The Flipbook at Archive.org
The Yellow Art Piece (2023)
Azadeh Monzavi’s Artist’s Statement: The Yellow Art Piece was explicitly created for the Autumn 2023 issue of Volupté: Interdisciplinary Journal of Decadence Studies, guest edited by Dr. Robyne Calvert and Dr. Veronica Isaac. The inspiration for this piece came from a graduate seminar taught by Lorraine Janzen Kooistra and Alison Hedley, Little Magazines and/as New Media, which introduced me to Yellow Nineties 2.0 (Spring/Summer 2020). Thus, I returned to the Yellow Book Digital Edition when tasked with creating a work decadently meant to be art for art’s sake.
The description provided below is taken from the published article found here.
In theory, as an artist whose practice is centred around contemporary issues of identity, feminism, social justice, and memory, I approached this work with one inspiration: art for art’s sake! It was meant to be aesthetically pleasing, luxurious for its use of materials, and decadently self-indulgent. In practice, however, it was an embodied experience of the decadent pain one feels in the pleasure of creating something beautiful yet of no use.

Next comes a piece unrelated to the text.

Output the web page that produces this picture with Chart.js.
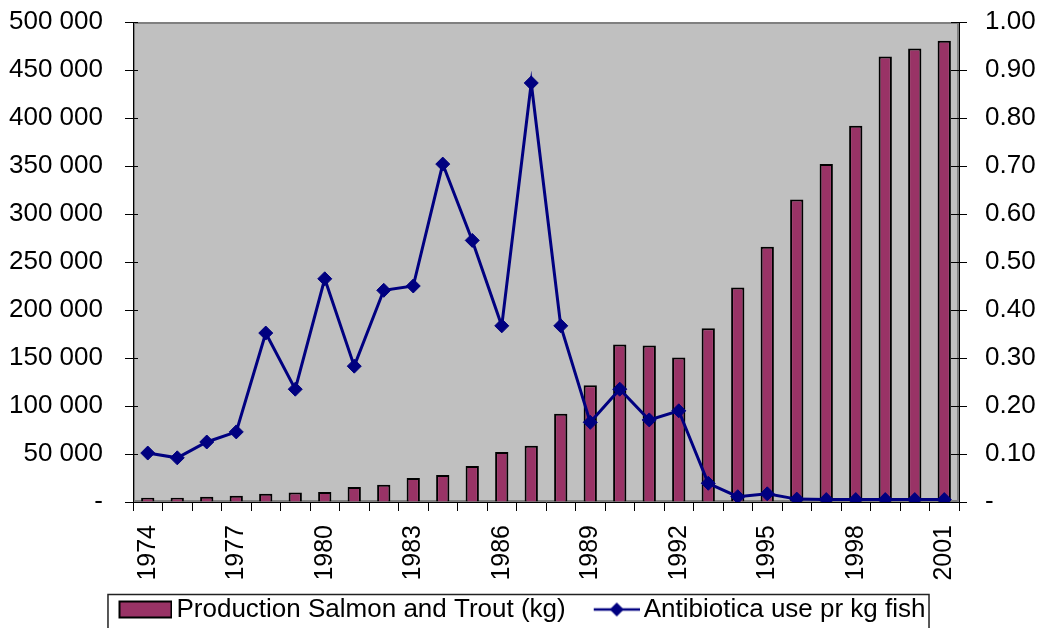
<!DOCTYPE html>
<html>
<head>
<meta charset="utf-8">
<script src="https://cdn.jsdelivr.net/npm/chart.js@4"></script>
<style>
  html, body { margin: 0; padding: 0; background: #fff; }
  #wrap { width: 1044px; height: 628px; }
</style>
</head>
<body>
<div id="wrap"><canvas id="chart" width="1044" height="628"></canvas></div>
<script>
const years = ['1974', '1975', '1976', '1977', '1978', '1979', '1980', '1981', '1982', '1983',
    '1984', '1985', '1986', '1987', '1988', '1989', '1990', '1991', '1992', '1993',
    '1994', '1995', '1996', '1997', '1998', '1999', '2000', '2001'];

// Production Salmon and Trout (kg) - left axis
const production = [4500, 4500, 5500, 6500, 8500, 10000, 10500, 15500, 18000, 25000,
    28000, 37500, 52000, 58500, 92000, 121500, 164000, 163000, 150500, 181000,
    223500, 266000, 315000, 352000, 392000, 464000, 472500, 480500];

// Antibiotica use pr kg fish - right axis
const antibiotics = [0.102, 0.092, 0.125, 0.146, 0.352, 0.235, 0.465, 0.283, 0.441, 0.450,
    0.704, 0.545, 0.367, 0.873, 0.367, 0.166, 0.235, 0.171, 0.190, 0.039,
    0.011, 0.017, 0.006, 0.005, 0.005, 0.005, 0.005, 0.005];

const labelEvery = 3;
const fontFamily = "'Liberation Sans', Arial, sans-serif";

// legend sample images
function legendBarImage() {
    const c = document.createElement('canvas');
    c.width = 63; c.height = 26;
    const g = c.getContext('2d');
    g.fillStyle = '#993366';
    g.strokeStyle = '#000';
    g.lineWidth = 2;
    g.fillRect(10, 5, 52, 16);
    g.strokeRect(10, 5, 52, 16);
    return c;
}
function legendLineImage() {
    const c = document.createElement('canvas');
    c.width = 63; c.height = 26;
    const g = c.getContext('2d');
    g.strokeStyle = '#000080';
    g.fillStyle = '#000080';
    g.lineWidth = 2.5;
    g.beginPath();
    g.moveTo(17, 13);
    g.lineTo(63, 13);
    g.stroke();
    g.beginPath();
    g.moveTo(40, 6); g.lineTo(47, 13); g.lineTo(40, 20); g.lineTo(33, 13);
    g.closePath();
    g.fill();
    return c;
}

function spaced(v) {
    return String(v).replace(/\B(?=(\d{3})+(?!\d))/g, ' ');
}

const plotFrame = {
    id: 'plotFrame',
    afterInit(chart) {
        const fit = chart.legend.fit;
        chart.legend.fit = function () {
            fit.call(this);
            this.height = 34;
        };
    },
    afterLayout(chart) {
        chart.legend._frameTop = chart.legend.top;
        chart.legend.top -= 17.5;
    },
    beforeDraw(chart) {
        const a = chart.chartArea;
        const ctx = chart.ctx;
        ctx.save();
        ctx.fillStyle = '#C0C0C0';
        ctx.fillRect(a.left, a.top, a.right - a.left, a.bottom - a.top);
        ctx.strokeStyle = '#808080';
        ctx.lineWidth = 2;
        ctx.strokeRect(a.left + 1, a.top + 1, a.right - a.left - 2, a.bottom - a.top - 2);
        ctx.restore();
    },
    afterDraw(chart) {
        const ctx = chart.ctx;
        const a = chart.chartArea;
        ctx.save();
        ctx.strokeStyle = '#000';
        ctx.lineWidth = 1;
        // value-axis tick marks, crossing the axis line
        chart.scales.y.ticks.forEach(t => {
            const py = Math.round(chart.scales.y.getPixelForValue(t.value)) + 0.5;
            ctx.beginPath(); ctx.moveTo(a.left - 8, py); ctx.lineTo(a.left + 5, py); ctx.stroke();
        });
        chart.scales.y1.ticks.forEach(t => {
            const py = Math.round(chart.scales.y1.getPixelForValue(t.value)) + 0.5;
            ctx.beginPath(); ctx.moveTo(a.right - 8, py); ctx.lineTo(a.right + 8, py); ctx.stroke();
        });
        // legend frame
        const lg = chart.legend;
        const pad = lg.options.labels.padding;
        const lineW = lg.lineWidths[0];
        const start = (lg.left + pad + lg.right - lineW) / 2;
        const end = start + lineW - pad;
        ctx.strokeStyle = '#222';
        ctx.lineWidth = 1.5;
        ctx.strokeRect(start - 10.5, lg._frameTop + 0.5, end - start + 14, 60);
        ctx.restore();
    }
};

const ctx = document.getElementById('chart').getContext('2d');
const chart = new Chart(ctx, {
    type: 'bar',
    data: {
        labels: years,
        datasets: [{
            type: 'line',
            label: 'Antibiotica use pr kg fish',
            data: antibiotics,
            yAxisID: 'y1',
            borderColor: '#000080',
            backgroundColor: '#000080',
            borderWidth: 3,
            pointStyle: 'rectRot',
            pointRadius: 7,
            pointBorderWidth: 1,
            pointBackgroundColor: '#000080',
            pointBorderColor: '#000080',
            tension: 0,
            fill: false
        }, {
            type: 'bar',
            label: 'Production Salmon and Trout (kg)',
            data: production,
            yAxisID: 'y',
            backgroundColor: '#993366',
            borderColor: '#000',
            borderWidth: 2,
            borderSkipped: 'bottom',
            categoryPercentage: 1,
            barPercentage: 0.45
        }]
    },
    options: {
        responsive: false,
        animation: false,
        layout: { padding: { top: 22, left: 0, right: 0, bottom: 0 } },
        font: { family: fontFamily, size: 26 },
        color: '#000',
        scales: {
            x: {
                offset: true,
                grid: { offset: true, drawOnChartArea: false, drawTicks: true, tickLength: 9, color: '#000' },
                border: { display: true, color: '#000', width: 1 },
                ticks: {
                    autoSkip: false,
                    minRotation: 90,
                    maxRotation: 90,
                    padding: 14,
                    color: '#000',
                    font: { family: fontFamily, size: 25 },
                    callback: (v, i) => (i % labelEvery === 0 ? years[i] : '')
                },
                afterFit: s => { s.height = 92; }
            },
            y: {
                position: 'left',
                min: 0,
                max: 500000,
                grid: { drawOnChartArea: false, tickLength: 30, tickColor: 'rgba(0,0,0,0)' },
                border: { display: true, color: '#000', width: 1 },
                ticks: {
                    stepSize: 50000,
                    padding: 0,
                    color: '#000',
                    font: { family: fontFamily, size: 26 },
                    callback: v => (v === 0 ? '-' : spaced(v))
                },
                afterFit: s => { s.width = 133; }
            },
            y1: {
                position: 'right',
                min: 0,
                max: 1,
                grid: { drawOnChartArea: false, tickLength: 26, tickColor: 'rgba(0,0,0,0)' },
                border: { display: true, color: '#000', width: 1 },
                ticks: {
                    stepSize: 0.1,
                    padding: 0,
                    color: '#000',
                    font: { family: fontFamily, size: 26 },
                    callback: v => (Math.abs(v) < 1e-9 ? '-' : v.toFixed(2))
                },
                afterFit: s => { s.width = 85; }
            }
        },
        plugins: {
            tooltip: { enabled: false },
            legend: {
                position: 'bottom',
                labels: {
                    usePointStyle: true,
                    pointStyleWidth: 45,
                    boxHeight: 26,
                    padding: 20,
                    color: '#000',
                    font: { family: fontFamily, size: 26 },
                    generateLabels: () => [
                        { text: 'Production Salmon and Trout (kg)', pointStyle: legendBarImage(), fillStyle: '#993366', strokeStyle: '#000', lineWidth: 0, hidden: false, datasetIndex: 1 },
                        { text: 'Antibiotica use pr kg fish', pointStyle: legendLineImage(), fillStyle: '#000080', strokeStyle: '#000080', lineWidth: 0, hidden: false, datasetIndex: 0 }
                    ]
                }
            }
        }
    },
    plugins: [plotFrame]
});
</script>
</body>
</html>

Materials that I had initially been drawn to, such as rich velvets, heavy brocades, and delicate lace, proved useless as they fell apart. The suitable yellow fabric to use also proved impossible to find on the shelves and baskets of charity shops. After a few failed options, finding the right shade of yellow fabric that could be cut into ribbons without falling apart became an occupation of mine. On the surface, the seemingly abundant use of materials without the added value of morals turned out to be a valuable lesson in materiality. Most importantly, given that the materials are upcycled, they are inherently embedded with narratives—purposes and intentions. Whether leftover from a dress made by mum, a quilt by grandma, or simply a sewing project abandoned halfway, these materials add their history to the piece. The resulting artwork is the most decadent work I have created to date, a work whose every inch has received equal attention and effort.